- [Exercise details] Look for the line containing "Emit a component" and the line containing "const H = 460;"; retype them and all lines between, exactly, and leave out the pictures.

- [Material to process]
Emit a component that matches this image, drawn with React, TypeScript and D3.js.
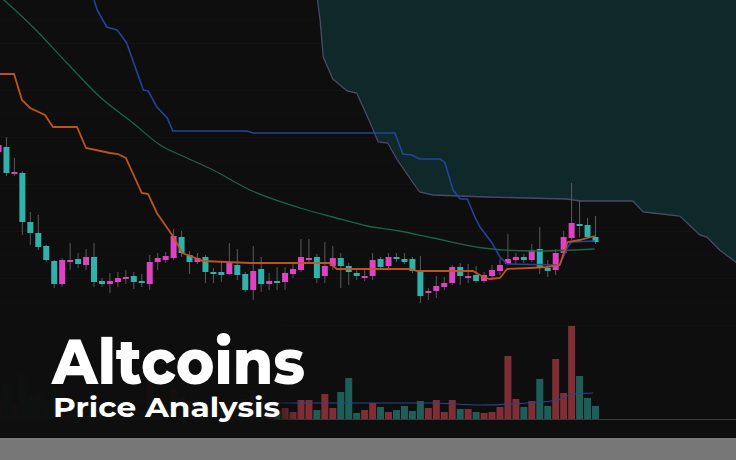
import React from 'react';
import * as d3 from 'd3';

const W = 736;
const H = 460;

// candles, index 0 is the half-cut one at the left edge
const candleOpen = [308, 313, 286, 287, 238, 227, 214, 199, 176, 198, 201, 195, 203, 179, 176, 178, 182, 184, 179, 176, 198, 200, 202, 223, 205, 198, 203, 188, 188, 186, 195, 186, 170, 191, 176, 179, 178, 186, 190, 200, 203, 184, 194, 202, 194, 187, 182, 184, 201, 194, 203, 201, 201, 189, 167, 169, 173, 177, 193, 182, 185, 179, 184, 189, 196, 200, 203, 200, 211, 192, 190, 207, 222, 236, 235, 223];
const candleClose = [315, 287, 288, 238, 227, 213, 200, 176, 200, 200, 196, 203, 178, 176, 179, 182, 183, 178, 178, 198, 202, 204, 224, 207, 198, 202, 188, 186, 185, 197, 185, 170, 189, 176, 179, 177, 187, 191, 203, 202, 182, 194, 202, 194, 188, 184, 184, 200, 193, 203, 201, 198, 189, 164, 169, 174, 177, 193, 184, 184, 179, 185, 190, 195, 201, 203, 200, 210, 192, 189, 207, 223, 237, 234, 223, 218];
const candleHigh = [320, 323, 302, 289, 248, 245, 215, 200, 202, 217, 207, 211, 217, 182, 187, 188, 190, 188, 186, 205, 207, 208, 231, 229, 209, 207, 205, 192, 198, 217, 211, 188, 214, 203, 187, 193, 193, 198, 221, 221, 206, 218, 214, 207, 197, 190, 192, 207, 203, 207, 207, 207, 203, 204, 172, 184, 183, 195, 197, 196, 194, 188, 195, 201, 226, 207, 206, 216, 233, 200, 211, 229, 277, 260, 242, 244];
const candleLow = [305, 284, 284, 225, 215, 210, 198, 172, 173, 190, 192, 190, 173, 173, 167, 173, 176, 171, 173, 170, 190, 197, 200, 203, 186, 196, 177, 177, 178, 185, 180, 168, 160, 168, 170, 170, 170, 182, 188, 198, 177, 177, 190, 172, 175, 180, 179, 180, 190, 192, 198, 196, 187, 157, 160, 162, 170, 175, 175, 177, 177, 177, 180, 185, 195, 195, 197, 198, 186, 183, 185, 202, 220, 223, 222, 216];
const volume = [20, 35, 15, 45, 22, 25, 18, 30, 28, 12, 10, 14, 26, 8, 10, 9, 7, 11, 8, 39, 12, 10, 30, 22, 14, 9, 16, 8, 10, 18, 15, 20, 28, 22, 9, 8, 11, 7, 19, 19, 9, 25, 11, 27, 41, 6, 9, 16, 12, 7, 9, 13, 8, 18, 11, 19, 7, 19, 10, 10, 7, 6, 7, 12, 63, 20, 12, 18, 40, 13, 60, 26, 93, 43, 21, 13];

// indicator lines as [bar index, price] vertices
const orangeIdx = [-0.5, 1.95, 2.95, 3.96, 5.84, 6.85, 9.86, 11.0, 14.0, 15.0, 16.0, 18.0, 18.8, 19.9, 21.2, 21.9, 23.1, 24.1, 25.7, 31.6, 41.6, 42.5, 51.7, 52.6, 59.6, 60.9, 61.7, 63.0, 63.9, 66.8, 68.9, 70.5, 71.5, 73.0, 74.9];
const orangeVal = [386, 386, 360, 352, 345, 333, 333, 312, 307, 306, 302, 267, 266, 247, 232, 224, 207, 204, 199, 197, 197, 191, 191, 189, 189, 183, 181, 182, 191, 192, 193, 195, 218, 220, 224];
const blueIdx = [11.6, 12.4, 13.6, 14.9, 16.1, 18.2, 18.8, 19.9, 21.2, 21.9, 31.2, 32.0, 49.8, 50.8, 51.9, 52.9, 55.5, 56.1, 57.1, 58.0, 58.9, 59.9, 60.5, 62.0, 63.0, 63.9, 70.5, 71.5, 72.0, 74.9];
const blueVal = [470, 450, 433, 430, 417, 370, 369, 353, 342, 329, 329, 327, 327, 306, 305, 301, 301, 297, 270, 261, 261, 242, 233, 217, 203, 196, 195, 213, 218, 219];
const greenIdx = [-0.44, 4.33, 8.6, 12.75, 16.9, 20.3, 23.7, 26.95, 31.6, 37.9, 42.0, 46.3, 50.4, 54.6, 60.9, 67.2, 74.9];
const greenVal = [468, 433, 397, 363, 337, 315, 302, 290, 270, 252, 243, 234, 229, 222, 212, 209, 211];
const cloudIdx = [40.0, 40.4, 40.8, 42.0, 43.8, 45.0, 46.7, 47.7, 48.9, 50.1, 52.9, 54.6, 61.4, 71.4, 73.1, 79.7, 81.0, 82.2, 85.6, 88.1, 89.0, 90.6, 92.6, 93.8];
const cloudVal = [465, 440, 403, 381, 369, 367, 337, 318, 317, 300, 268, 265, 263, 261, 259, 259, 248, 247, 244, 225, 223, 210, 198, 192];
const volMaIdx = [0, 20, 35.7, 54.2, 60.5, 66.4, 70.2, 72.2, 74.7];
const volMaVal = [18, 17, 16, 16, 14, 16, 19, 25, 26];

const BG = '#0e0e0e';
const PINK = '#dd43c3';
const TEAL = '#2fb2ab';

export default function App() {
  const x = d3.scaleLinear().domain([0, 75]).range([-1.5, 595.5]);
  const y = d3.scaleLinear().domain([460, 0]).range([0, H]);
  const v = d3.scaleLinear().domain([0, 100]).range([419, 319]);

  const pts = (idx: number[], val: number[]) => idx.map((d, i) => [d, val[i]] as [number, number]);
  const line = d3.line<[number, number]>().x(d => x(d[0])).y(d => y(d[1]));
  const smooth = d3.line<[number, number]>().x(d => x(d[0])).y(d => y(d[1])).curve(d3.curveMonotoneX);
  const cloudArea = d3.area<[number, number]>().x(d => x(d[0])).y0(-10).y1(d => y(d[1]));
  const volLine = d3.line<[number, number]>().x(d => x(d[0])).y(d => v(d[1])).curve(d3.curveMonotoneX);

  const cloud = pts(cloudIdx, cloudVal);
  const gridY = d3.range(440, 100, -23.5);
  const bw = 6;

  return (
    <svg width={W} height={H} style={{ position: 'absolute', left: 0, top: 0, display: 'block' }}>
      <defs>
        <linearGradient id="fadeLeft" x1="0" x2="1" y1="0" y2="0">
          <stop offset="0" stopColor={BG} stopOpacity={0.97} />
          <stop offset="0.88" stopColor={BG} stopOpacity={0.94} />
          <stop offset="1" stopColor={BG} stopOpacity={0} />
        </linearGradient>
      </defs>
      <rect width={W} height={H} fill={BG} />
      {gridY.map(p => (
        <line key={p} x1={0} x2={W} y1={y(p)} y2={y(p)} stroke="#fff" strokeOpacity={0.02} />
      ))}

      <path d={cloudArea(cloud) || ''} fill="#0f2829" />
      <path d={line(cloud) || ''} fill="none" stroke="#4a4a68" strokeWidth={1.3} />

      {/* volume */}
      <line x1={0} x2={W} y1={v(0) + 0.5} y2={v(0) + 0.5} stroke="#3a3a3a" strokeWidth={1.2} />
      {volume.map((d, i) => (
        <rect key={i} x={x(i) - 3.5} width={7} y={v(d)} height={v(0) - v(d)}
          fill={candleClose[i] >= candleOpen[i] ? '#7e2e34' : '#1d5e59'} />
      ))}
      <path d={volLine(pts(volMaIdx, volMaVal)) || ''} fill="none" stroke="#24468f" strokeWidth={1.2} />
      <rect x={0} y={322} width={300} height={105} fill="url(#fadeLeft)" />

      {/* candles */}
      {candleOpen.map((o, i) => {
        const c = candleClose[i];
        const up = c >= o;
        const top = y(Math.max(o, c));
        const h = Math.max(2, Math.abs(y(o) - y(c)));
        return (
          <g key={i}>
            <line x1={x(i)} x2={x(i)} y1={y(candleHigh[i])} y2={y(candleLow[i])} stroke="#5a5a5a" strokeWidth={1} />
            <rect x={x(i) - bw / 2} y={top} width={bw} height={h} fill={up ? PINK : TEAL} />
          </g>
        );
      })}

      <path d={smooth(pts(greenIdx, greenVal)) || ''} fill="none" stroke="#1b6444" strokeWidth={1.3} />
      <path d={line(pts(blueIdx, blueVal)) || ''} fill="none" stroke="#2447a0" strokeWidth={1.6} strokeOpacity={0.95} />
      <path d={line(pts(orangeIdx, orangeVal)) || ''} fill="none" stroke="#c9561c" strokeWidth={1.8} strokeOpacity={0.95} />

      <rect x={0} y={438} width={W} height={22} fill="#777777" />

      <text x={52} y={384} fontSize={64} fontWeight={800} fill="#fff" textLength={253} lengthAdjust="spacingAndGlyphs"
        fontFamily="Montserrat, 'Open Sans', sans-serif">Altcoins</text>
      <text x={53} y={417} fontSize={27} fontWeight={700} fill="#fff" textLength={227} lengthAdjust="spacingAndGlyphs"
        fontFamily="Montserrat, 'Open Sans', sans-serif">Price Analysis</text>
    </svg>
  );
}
==
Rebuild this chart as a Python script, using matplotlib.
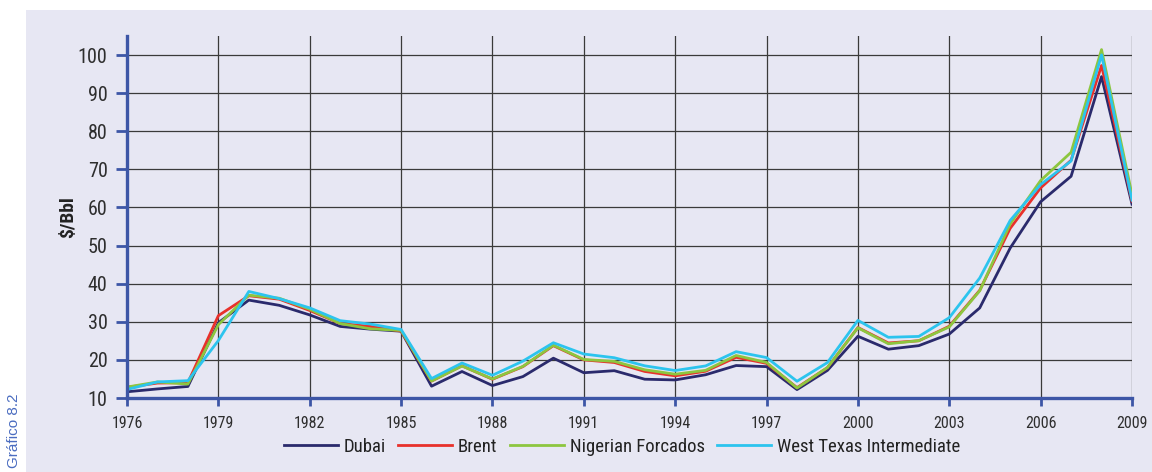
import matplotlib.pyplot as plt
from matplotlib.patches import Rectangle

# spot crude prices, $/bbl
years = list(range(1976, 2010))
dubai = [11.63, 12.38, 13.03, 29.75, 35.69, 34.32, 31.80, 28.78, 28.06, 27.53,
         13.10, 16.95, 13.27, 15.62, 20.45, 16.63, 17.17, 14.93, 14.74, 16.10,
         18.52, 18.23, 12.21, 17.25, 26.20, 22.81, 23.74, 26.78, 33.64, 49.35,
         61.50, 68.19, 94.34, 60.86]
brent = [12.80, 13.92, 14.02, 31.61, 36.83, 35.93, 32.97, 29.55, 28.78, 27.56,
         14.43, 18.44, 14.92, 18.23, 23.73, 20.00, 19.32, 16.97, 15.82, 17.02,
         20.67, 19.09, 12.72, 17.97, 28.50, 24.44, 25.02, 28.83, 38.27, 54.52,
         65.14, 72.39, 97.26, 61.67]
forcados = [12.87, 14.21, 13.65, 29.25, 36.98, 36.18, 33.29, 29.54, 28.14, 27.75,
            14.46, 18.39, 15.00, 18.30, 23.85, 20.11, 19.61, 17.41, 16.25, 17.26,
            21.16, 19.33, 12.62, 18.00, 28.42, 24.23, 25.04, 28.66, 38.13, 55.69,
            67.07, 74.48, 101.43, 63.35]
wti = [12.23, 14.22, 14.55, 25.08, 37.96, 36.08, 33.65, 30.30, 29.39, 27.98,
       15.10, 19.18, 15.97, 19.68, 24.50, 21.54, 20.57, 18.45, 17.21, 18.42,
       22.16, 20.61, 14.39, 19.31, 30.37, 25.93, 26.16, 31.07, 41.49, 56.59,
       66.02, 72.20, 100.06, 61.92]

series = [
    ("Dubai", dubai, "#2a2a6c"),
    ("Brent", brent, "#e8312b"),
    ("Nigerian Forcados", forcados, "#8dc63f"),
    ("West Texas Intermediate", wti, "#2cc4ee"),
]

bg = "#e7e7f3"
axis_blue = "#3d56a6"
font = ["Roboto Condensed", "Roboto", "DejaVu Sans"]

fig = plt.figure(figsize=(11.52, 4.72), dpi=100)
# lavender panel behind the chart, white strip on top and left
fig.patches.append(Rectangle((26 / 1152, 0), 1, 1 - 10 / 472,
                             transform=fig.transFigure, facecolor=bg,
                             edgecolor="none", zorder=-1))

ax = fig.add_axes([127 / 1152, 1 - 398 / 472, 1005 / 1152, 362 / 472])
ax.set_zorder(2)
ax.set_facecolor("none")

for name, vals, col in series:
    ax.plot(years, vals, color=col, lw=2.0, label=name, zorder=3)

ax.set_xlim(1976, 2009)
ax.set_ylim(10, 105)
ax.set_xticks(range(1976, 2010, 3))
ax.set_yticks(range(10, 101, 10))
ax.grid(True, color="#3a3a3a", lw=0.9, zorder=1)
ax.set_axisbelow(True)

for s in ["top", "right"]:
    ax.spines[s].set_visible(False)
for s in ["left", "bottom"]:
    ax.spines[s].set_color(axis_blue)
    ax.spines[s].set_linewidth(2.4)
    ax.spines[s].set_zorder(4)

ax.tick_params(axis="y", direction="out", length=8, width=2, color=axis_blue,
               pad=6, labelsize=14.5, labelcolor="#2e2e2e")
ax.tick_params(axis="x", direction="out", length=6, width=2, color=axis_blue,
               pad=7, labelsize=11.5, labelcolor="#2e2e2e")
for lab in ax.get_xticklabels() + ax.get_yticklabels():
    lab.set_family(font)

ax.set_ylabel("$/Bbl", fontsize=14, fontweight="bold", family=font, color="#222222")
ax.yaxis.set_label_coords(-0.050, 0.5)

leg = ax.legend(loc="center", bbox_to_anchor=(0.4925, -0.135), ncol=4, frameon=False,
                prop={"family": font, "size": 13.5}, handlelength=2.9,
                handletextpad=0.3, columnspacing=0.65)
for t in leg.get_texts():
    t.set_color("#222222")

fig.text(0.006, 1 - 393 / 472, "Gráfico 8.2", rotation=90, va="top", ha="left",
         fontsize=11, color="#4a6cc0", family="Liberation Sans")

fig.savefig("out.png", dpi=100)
* * *
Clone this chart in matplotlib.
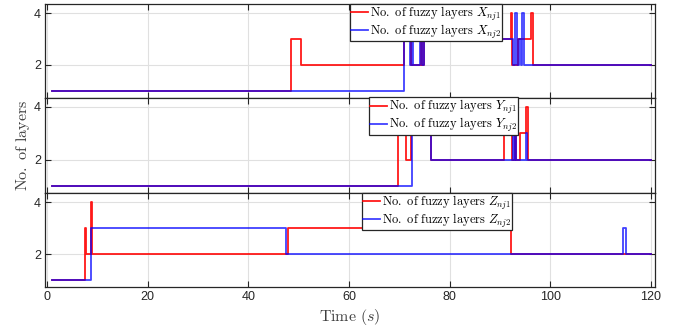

- [Result for this exercise]
Emit a component that matches this image, drawn with React, TypeScript and D3.js.
import React from 'react';
import * as d3 from 'd3';

const W = 736;
const H = 460;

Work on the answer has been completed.